Mas o empresário também mexe em contas bancárias, monta sociedades com atletas e dá palpites. Já chegou a proibir Anderson de comprar um carro importado.
"Eu o mandei guardar grana. Hoje, ele tem um carro que vale três vezes mais. Eu queria uma Mercedes aos 18 anos. Só comprei aos 40, mas podia ter quatro."
Outras vezes, o homem de gênio forte palpita tanto que até briga.
"Já ficamos sem nos falar. Um manda o outro para aquele lugar, mas nos respeitamos muito", diverte-se Ricardinho, do Minas.

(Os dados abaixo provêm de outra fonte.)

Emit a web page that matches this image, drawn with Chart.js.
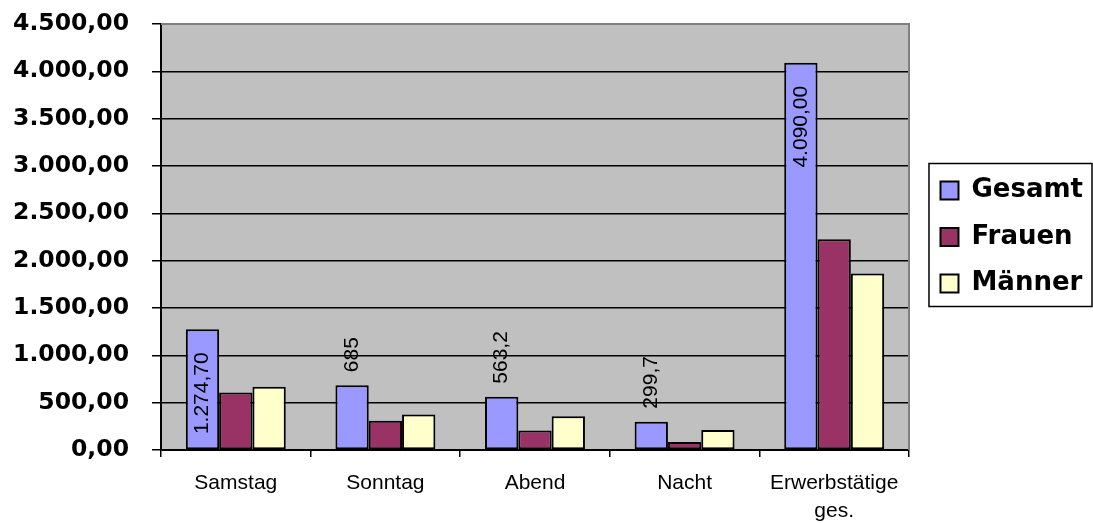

Assef é menos incisivo quando o assunto envolve contratos. O empresário, que leva 6% de cada negociação (seis é seu número de sorte), diz preferir um atleta feliz a um milionário desmotivado.
"O Nalbert [do Macerata (ITA)] poderia estar ganhando 40% a mais. Ele é capaz de voltar ao Brasil para ganhar ainda menos, mas estará feliz. E estarei ao seu lado."
Mas dizer não ao dinheiro não é tão fácil. Em 2001, Assef se aventurou no futebol. Saiu em seis meses. "Me arrependo. É sedutor pensar que Ronaldo tem em uma semana o que muito atleta top de vôlei ganha em um ano. Mas não sei comprar e vender gente."
A mesma boa relação que tem com os jogadores Assef mantém com o presidente da CBV, Ary Graça. Só não abre mão de defender seus interesses. "Não quero privilégio, mas, se outro empresário tiver, brigarei pelo meu."
Assef só gostaria de manter um privilégio. Nos Jogos de Atenas, se conseguir uma brecha na agenda, estar na quadra novamente.